_Task instructions_
Omit pictures and quote the listing below line by line, from its start through the line that holds "plt.rcParams['mathtext.it'] = 'Liberation".

_Collected material_
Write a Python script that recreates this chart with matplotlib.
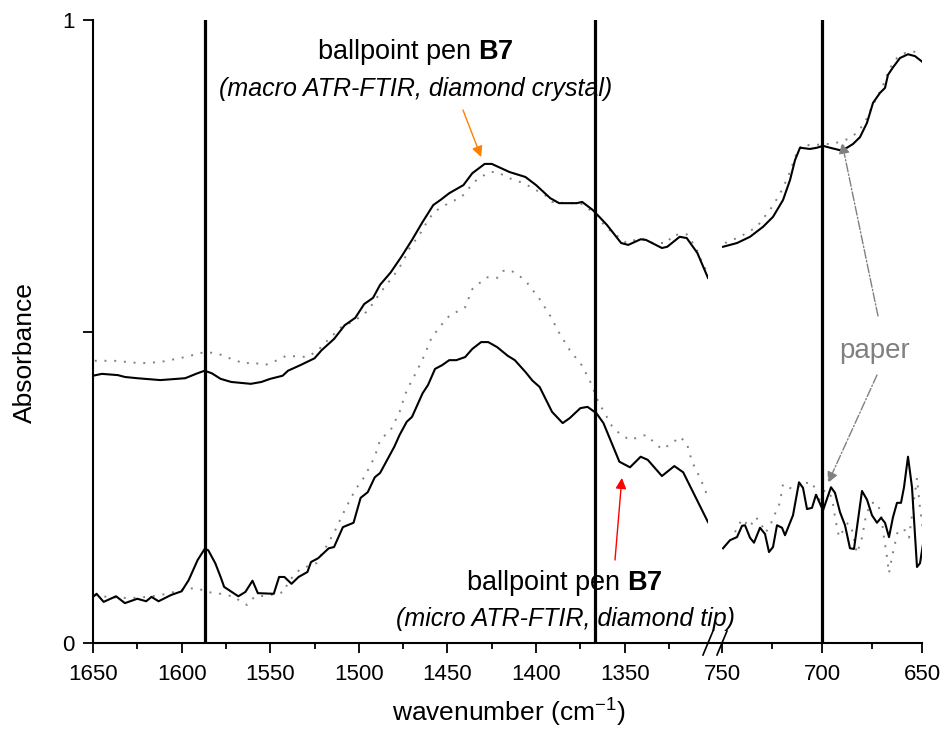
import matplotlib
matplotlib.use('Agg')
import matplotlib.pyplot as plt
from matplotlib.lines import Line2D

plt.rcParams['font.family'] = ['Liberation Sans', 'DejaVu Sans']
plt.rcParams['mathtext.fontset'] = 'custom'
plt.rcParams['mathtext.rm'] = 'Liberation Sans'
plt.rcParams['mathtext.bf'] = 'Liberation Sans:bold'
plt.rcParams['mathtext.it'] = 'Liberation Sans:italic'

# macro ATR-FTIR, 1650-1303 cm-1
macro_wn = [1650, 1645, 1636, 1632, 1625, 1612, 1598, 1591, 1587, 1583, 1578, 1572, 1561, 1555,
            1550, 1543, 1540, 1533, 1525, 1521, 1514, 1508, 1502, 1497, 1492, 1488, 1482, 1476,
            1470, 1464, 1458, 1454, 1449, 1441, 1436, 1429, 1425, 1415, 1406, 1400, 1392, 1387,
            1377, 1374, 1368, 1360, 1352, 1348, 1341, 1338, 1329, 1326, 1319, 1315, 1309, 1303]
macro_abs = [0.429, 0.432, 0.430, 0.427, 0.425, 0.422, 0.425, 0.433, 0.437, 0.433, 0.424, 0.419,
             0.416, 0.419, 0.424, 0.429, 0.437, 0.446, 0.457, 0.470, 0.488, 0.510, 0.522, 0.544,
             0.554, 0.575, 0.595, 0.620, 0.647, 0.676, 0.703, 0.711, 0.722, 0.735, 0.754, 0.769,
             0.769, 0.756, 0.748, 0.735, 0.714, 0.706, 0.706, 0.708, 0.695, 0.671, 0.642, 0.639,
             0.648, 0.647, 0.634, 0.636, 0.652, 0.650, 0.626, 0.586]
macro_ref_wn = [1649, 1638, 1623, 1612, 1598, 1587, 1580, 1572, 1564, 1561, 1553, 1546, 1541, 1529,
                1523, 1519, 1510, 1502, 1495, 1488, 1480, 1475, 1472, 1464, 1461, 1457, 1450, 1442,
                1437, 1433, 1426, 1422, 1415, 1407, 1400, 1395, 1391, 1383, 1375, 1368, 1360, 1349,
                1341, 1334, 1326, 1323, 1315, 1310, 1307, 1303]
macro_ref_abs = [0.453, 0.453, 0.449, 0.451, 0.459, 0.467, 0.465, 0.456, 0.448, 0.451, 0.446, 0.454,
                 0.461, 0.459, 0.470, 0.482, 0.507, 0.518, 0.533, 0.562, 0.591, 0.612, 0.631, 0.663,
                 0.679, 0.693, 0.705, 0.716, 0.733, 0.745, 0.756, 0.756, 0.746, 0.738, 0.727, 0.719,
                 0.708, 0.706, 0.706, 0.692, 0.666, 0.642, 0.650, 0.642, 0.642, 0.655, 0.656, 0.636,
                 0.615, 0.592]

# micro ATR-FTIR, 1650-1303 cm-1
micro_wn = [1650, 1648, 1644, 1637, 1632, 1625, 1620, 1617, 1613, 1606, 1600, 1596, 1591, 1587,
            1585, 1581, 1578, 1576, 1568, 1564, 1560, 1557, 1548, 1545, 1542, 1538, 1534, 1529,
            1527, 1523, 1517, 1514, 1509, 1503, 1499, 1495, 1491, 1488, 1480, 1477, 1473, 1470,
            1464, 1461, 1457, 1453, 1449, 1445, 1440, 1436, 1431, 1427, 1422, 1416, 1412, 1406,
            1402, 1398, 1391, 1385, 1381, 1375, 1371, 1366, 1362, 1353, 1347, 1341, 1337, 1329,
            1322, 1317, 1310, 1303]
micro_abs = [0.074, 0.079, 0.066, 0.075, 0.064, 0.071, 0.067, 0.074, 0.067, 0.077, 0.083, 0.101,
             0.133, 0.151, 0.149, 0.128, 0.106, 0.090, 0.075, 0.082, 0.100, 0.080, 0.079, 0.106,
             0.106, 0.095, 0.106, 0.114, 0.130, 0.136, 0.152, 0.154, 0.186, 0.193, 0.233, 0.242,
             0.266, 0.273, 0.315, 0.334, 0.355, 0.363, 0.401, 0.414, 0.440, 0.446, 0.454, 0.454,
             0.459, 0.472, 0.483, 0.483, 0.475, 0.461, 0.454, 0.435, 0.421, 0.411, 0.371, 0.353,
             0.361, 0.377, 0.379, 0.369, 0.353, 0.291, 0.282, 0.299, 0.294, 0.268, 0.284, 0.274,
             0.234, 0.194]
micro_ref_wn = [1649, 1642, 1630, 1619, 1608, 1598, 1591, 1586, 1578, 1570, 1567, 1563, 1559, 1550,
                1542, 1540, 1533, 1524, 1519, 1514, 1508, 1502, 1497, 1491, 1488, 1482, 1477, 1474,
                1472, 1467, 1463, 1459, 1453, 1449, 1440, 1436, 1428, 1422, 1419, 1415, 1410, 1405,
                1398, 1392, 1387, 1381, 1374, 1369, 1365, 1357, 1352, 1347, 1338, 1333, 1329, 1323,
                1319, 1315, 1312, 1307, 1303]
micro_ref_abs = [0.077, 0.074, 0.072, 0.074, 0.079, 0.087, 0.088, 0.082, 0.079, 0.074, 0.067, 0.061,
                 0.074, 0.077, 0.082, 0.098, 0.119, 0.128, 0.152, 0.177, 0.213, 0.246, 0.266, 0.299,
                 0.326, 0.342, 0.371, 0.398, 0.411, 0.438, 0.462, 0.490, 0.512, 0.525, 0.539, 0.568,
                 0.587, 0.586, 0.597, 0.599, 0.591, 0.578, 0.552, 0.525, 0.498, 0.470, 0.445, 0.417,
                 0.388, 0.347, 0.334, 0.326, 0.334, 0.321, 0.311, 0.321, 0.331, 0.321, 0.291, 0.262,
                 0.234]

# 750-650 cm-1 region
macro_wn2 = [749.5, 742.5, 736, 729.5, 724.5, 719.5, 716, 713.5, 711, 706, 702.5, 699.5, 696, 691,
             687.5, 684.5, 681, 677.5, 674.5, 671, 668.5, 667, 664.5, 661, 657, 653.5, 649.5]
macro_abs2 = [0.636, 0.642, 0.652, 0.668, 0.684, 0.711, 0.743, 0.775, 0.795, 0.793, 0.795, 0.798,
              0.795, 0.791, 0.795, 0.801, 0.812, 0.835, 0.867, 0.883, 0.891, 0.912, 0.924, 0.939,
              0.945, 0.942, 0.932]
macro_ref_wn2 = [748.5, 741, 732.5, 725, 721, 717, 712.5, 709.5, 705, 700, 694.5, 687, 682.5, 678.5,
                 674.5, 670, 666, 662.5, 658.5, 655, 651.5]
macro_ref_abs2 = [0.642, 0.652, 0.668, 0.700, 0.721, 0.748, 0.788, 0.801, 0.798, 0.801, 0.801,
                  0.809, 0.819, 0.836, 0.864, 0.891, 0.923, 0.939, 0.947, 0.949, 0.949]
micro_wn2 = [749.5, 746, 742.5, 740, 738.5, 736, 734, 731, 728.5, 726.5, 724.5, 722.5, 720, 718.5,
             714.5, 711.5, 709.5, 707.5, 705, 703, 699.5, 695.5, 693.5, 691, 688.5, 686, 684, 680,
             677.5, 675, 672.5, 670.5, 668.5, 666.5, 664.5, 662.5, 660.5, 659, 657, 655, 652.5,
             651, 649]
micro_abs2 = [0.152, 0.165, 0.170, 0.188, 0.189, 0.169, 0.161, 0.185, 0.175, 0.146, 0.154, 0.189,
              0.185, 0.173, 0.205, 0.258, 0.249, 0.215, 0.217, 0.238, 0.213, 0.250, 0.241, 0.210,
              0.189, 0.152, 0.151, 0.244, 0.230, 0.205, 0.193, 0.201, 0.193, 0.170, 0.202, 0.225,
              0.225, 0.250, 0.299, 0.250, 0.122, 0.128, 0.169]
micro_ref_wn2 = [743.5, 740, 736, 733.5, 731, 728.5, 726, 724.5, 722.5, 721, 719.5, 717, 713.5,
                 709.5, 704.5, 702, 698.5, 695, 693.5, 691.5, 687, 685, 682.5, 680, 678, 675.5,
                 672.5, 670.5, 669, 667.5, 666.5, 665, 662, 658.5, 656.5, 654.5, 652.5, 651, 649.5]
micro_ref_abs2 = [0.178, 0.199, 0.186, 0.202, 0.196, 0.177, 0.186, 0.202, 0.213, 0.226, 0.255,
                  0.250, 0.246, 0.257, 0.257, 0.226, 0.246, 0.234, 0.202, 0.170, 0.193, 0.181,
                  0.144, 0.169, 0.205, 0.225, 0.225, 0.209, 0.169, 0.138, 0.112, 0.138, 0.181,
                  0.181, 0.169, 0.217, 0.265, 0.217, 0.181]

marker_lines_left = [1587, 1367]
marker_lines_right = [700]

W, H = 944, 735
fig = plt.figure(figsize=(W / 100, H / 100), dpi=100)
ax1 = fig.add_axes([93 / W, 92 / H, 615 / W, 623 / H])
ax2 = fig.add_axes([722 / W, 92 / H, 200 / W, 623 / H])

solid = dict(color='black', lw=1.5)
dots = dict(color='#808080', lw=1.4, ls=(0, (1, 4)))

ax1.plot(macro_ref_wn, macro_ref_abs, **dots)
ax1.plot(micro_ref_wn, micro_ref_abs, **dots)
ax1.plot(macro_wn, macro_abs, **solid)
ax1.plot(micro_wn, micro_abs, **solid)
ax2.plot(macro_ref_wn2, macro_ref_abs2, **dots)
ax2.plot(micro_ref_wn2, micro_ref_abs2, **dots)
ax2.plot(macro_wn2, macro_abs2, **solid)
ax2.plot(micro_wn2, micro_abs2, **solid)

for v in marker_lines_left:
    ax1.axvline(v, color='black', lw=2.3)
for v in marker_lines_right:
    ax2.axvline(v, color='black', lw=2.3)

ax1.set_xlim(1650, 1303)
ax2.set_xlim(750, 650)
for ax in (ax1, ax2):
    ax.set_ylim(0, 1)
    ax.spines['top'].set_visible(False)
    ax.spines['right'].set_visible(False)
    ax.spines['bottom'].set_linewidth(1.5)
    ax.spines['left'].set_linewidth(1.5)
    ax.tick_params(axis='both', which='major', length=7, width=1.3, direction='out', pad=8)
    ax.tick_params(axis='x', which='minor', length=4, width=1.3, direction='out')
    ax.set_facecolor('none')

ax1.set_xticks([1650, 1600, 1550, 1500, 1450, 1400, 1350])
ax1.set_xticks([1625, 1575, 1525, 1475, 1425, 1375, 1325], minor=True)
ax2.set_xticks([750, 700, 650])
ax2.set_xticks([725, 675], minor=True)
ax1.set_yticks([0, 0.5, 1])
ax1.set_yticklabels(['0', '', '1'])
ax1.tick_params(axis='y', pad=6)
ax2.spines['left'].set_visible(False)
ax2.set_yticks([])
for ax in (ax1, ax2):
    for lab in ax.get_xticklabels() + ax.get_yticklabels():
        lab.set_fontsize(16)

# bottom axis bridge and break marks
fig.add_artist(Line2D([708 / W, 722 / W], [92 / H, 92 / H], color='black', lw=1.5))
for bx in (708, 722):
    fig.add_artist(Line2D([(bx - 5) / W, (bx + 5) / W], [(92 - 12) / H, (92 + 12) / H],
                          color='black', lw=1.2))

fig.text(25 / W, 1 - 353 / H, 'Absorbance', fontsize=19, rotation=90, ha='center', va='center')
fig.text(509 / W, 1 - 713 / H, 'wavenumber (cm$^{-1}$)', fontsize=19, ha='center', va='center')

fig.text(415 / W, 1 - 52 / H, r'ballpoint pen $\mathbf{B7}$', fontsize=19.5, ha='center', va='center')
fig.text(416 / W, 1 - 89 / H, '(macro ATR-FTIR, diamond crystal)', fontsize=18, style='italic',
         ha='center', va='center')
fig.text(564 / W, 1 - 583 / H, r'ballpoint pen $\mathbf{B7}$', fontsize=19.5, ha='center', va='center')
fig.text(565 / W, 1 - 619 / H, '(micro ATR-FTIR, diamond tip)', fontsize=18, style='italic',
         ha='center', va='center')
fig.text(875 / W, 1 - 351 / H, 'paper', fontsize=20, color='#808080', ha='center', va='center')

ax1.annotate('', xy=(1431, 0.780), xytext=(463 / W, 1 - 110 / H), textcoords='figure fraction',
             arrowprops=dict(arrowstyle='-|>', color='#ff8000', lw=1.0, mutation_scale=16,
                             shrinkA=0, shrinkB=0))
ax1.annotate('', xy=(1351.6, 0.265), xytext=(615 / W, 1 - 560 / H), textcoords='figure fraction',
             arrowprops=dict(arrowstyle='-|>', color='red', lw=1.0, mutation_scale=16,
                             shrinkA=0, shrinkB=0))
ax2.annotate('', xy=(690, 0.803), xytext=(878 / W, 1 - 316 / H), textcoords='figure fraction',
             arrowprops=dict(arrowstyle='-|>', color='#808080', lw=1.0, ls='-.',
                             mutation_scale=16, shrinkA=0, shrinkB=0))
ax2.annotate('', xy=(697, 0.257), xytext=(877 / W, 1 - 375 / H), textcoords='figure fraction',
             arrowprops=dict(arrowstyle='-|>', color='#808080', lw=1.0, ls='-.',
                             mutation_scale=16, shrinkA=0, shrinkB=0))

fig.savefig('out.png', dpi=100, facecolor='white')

_Answer below_
Write a Python script that recreates this chart with matplotlib.
import matplotlib
matplotlib.use('Agg')
import matplotlib.pyplot as plt
from matplotlib.lines import Line2D

plt.rcParams['font.family'] = ['Liberation Sans', 'DejaVu Sans']
plt.rcParams['mathtext.fontset'] = 'custom'
plt.rcParams['mathtext.rm'] = 'Liberation Sans'
plt.rcParams['mathtext.bf'] = 'Liberation Sans:bold'
plt.rcParams['mathtext.it'] = 'Liberation Sans:italic'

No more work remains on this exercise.